The current Arlington county ordinance on the living wage does not require the payment of a living wage to organizations that contract with the county and provide these services outside a county-owned facility. Thus, most nonprofit organizations do not provide a living wage routinely. Employees of group homes that are privately operated are not routinely paid a living wage. Healthcare aides working in a disabled person’s home are not required to receive a living wage.

In essence, low wage employers shift their employment costs onto the public taxpayers by paying less than a minimum poverty income. Arlington County development funds that come from Arlington county residents should NOT be used to attract and keep low wage employers in Arlington. The county should require that companies getting these funds guarantee that all its employees receive at least a living wage.

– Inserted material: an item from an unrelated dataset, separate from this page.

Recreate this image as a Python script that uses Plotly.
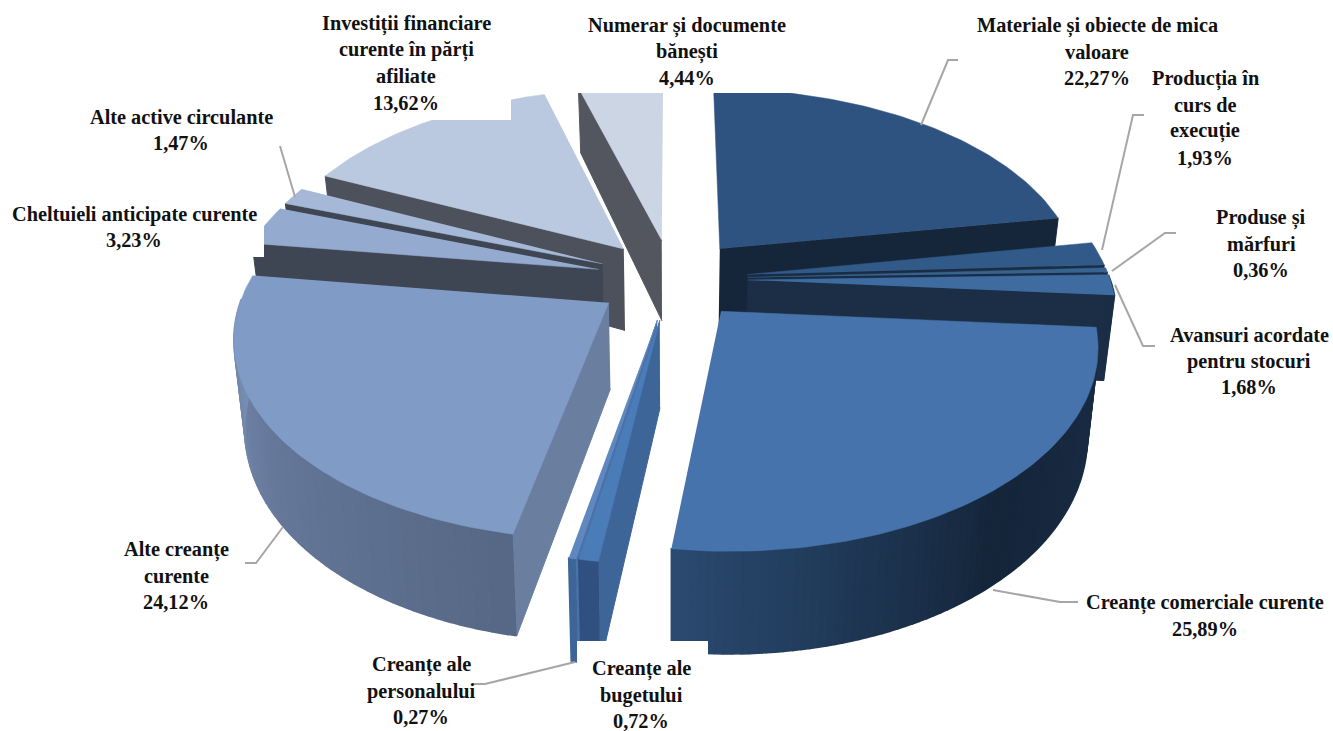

In 2015 according to data of the Virginia Employment Commission, the average wage in the retail stores, entertainment, and food/hotel service in Arlington in 2015 was about $500 per week or $13 per hour, with many such employees making far less than $13 per hour or unable to work a full 40 hours a week. These three industries employed 27,000 people or 16 percent of total Arlington employment of 169,000. Thus, today about one out of every six employees working in Arlington are in a low wage industry. http://virginialmi.com/report_center/community_profiles/5104000013.pdf

Arlington County planning and community development staff have indicated in the past that every new high rise commercial office building in Arlington will generate over 50 low wage jobs that would entitle the employee to county subsidies, particularly housing assistance. The county’s economic development philosophy should be to discourage such low wage jobs and such associated development.

Arlington Greens have long supported the living wage which has been in effect in Arlington since about 2006. We support raising the living wage to at least $14.50 and support expanding its coverage to all employees of private contractors of the county government and to private employees of companies receiving large amounts of county development funds, such as at the Ballston Shopping Center.